"High Rollin’ on the River"
What You Need To Know:
MISSISSIPPI GRIND aims to be a truthful look at a world that’s foreign to most Americans, the world of professional gamblers populating the shabby casinos and gambling dens down the Mississippi. As such, it’s fairly successful and well acted, but a bit episodic. MISSISSIPPI GRIND is not afraid to show the warts of its two lead characters. It also shows gambling is a bad lifestyle. However, at the end, it solves the plot problem with gambling. MISSISSIPPI GRIND also has a lot of foul language and drinking, plus some innuendo. Overall, therefore, it’s not acceptable viewing for moviegoers of any age.
(PaPa, B, LLL, V, S, N, AA, D, MMM) Strong pagan worldview ultimately promoting gambling, with some moral elements; at least 31 to 33 obscenities (about half of them “f” words), one strong profanity and five light profanities; fighting in one or two scenes and threats of violence from loan shark; implied fornication in one or two scenes and brief kissing; upper and rear male nudity in one scene, upper male nudity in another scene; lot cos alcohol use and some drunkenness; smoking but no drug use; and, lots of gambling, gambling solves the plot problem, man tries to steal money from his ex-wife but is caught, divorced man is irresponsible and not really involved with his daughter living with her mother, lying.
MISSISSIPPI GRIND is a drama about two struggling gamblers who decide to risk their futures on a gambling roadtrip down the Mississippi River to a supposed high-stakes poker game in New Orleans. This character study is engaging and well acted, but episodic, and has a lot of foul language, drinking and gambling.
One night on a gambling spree, a down-on-his-luck, divorced, sad sack gambler named Gerry meets a charismatic gambler new in town named Curtis. Curtis seems to bring Gerry a stroke of luck. So, Gerry and Curtis decide to journey down the Mississippi River to a legendary high-stakes poker game in New Orleans. Curtis agrees to stake Gerry and split the winnings.

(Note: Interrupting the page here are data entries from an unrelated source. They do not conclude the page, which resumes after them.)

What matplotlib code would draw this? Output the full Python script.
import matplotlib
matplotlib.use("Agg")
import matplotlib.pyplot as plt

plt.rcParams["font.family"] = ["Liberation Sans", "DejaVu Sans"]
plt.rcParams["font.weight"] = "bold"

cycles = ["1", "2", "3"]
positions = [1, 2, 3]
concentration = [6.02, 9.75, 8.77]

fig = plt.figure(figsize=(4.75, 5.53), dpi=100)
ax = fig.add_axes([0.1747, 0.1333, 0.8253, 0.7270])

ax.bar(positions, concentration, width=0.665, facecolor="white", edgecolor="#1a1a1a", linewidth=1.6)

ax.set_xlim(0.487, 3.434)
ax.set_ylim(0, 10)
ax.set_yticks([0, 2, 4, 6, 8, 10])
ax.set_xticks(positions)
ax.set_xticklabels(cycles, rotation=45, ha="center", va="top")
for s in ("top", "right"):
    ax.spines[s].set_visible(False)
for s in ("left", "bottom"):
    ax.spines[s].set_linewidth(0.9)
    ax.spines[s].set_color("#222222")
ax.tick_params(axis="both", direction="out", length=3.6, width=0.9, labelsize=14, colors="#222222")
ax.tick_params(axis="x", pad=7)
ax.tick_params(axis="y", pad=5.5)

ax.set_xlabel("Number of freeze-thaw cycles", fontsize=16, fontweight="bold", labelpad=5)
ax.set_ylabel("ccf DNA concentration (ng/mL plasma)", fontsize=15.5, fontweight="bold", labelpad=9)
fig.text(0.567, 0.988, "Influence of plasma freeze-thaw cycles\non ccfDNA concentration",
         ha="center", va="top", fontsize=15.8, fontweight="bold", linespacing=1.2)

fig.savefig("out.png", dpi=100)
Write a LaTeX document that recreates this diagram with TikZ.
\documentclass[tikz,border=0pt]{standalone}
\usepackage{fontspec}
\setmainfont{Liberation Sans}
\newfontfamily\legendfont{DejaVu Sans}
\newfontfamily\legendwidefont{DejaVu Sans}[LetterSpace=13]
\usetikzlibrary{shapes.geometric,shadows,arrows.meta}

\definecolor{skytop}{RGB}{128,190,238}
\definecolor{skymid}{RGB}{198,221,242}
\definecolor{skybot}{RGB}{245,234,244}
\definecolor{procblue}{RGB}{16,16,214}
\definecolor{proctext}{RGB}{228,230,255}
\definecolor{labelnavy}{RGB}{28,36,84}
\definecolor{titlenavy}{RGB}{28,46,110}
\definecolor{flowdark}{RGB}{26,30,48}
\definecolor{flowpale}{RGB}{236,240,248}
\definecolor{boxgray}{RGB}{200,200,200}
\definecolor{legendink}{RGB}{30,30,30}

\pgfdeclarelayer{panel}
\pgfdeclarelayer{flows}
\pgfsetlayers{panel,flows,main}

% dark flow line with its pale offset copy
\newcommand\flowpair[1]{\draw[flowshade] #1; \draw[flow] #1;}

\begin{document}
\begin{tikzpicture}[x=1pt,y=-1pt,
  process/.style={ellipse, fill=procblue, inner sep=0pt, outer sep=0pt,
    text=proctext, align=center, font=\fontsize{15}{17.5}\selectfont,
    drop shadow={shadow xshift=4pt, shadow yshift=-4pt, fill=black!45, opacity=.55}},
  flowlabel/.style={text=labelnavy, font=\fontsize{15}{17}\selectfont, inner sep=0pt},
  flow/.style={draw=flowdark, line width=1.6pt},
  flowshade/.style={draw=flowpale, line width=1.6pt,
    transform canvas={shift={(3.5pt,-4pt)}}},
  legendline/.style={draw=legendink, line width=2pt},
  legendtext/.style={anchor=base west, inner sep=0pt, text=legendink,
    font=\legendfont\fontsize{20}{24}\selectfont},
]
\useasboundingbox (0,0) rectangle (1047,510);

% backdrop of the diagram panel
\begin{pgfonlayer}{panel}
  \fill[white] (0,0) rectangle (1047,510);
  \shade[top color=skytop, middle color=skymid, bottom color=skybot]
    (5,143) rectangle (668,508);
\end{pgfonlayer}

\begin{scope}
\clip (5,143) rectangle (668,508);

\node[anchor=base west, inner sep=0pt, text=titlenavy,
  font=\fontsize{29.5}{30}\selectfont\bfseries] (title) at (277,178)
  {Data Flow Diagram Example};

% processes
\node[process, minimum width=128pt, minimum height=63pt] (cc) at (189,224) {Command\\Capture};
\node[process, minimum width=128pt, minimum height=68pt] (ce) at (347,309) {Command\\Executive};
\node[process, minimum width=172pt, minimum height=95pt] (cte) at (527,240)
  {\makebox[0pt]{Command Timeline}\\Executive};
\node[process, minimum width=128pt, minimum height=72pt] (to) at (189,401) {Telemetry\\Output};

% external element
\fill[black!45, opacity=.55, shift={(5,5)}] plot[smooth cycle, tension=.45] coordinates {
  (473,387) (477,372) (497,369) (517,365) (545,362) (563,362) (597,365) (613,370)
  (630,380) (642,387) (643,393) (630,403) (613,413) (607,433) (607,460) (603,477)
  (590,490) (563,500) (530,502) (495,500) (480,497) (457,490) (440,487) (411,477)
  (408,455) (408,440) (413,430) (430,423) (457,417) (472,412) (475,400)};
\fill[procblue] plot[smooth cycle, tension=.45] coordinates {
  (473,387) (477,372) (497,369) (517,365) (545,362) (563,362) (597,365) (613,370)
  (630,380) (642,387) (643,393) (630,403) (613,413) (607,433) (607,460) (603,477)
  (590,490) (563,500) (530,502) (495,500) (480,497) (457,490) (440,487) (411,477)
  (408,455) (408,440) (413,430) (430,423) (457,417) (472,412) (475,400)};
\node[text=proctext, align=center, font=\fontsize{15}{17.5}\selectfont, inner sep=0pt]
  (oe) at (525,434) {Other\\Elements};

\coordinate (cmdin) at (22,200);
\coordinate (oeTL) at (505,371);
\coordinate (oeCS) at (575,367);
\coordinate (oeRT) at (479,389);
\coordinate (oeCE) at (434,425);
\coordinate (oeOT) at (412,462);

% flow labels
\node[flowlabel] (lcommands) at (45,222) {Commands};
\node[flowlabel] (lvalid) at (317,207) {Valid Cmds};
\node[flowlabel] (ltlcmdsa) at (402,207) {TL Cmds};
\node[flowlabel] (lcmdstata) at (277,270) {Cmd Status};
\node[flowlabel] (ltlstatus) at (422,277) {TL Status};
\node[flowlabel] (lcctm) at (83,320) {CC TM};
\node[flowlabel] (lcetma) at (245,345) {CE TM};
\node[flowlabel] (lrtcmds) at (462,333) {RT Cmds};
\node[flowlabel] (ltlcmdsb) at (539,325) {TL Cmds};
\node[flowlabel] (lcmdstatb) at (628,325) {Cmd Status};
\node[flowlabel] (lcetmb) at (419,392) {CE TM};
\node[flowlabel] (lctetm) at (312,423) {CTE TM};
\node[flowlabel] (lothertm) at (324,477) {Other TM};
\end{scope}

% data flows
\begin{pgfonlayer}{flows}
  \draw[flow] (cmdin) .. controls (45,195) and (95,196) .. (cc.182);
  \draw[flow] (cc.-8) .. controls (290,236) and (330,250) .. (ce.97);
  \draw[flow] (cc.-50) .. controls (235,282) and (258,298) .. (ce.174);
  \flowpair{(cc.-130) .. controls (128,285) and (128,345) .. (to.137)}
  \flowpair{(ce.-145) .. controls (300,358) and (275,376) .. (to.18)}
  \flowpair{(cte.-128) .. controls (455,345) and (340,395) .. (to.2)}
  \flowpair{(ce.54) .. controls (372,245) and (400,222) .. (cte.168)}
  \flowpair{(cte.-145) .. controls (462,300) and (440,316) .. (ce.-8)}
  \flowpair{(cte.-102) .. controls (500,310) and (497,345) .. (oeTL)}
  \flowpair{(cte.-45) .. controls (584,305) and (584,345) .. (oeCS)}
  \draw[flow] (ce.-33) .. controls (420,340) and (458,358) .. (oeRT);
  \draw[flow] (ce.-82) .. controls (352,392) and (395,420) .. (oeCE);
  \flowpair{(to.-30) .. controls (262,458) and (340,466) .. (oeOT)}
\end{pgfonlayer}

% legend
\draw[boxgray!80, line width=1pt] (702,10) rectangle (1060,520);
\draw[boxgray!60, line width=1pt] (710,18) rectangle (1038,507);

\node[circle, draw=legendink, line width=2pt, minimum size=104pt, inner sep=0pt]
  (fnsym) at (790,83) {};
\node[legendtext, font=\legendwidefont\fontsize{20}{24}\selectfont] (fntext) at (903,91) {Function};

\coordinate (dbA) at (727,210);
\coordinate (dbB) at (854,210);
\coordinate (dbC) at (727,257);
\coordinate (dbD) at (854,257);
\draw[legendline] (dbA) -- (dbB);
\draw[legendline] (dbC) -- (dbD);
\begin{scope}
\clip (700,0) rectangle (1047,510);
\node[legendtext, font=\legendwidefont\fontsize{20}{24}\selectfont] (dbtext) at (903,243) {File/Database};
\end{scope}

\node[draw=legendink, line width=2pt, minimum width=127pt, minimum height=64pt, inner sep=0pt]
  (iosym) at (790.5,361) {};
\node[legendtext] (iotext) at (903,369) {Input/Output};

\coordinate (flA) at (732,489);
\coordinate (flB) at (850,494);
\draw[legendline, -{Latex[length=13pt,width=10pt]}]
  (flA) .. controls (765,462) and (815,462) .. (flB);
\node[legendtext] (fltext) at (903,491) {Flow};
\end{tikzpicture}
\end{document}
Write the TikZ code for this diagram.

However, as they get near New Orleans, Gerry loses the stake by making a bad bet. He tells Curtis he’d like to go see his ex-wife and their little daughter on the way down, but ends up trying to steal money from his ex-wife.
When they get to New Orleans, the poker game turns out to be an illusion. Gerry and Curtis decide to part ways, only to risk what little money they have left on some bets at a casino’s dice table.
MISSISSIPPI GRIND aims to be a truthful look at a world that’s a bit foreign to most Americans, the world of professional gamblers populating the shabby casinos and gambling dens down the Mississippi. It’s sort of a Huckleberry Finn story, but without the issue of slavery. In one sense, however, Gerry and Curtis are slaves to their particular gambling addictions. With Gerry, it’s poker. With the more extroverted and more optimistic Curtis, it’s the racetrack – dogs or horses.
With the above description in mind, MISSISSIPPI GRIND is fairly successful, though episodic. Helping cement the episodes together, however, are a compelling three-act structure and talented professional acting by Ben Mendelsohn and Ryan Reynolds as Gerry and Curtis, respectively.
MISSISSIPPI GRIND is not afraid to show the warts of its two lead characters. It also shows that gambling is a risky, amoral profession that can lead to immoral behavior when bets don’t go your way. That said, at the end, the movie solves the plot problem for its two protagonists with gambling. So, the movie’s premise and its final positive attitude about gambling are immoral.
MISSISSIPPI GRIND also has a lot of foul language and drinking, plus some innuendo. Overall, therefore, it’s not acceptable viewing for moviegoers of any age, despite its dramatic success.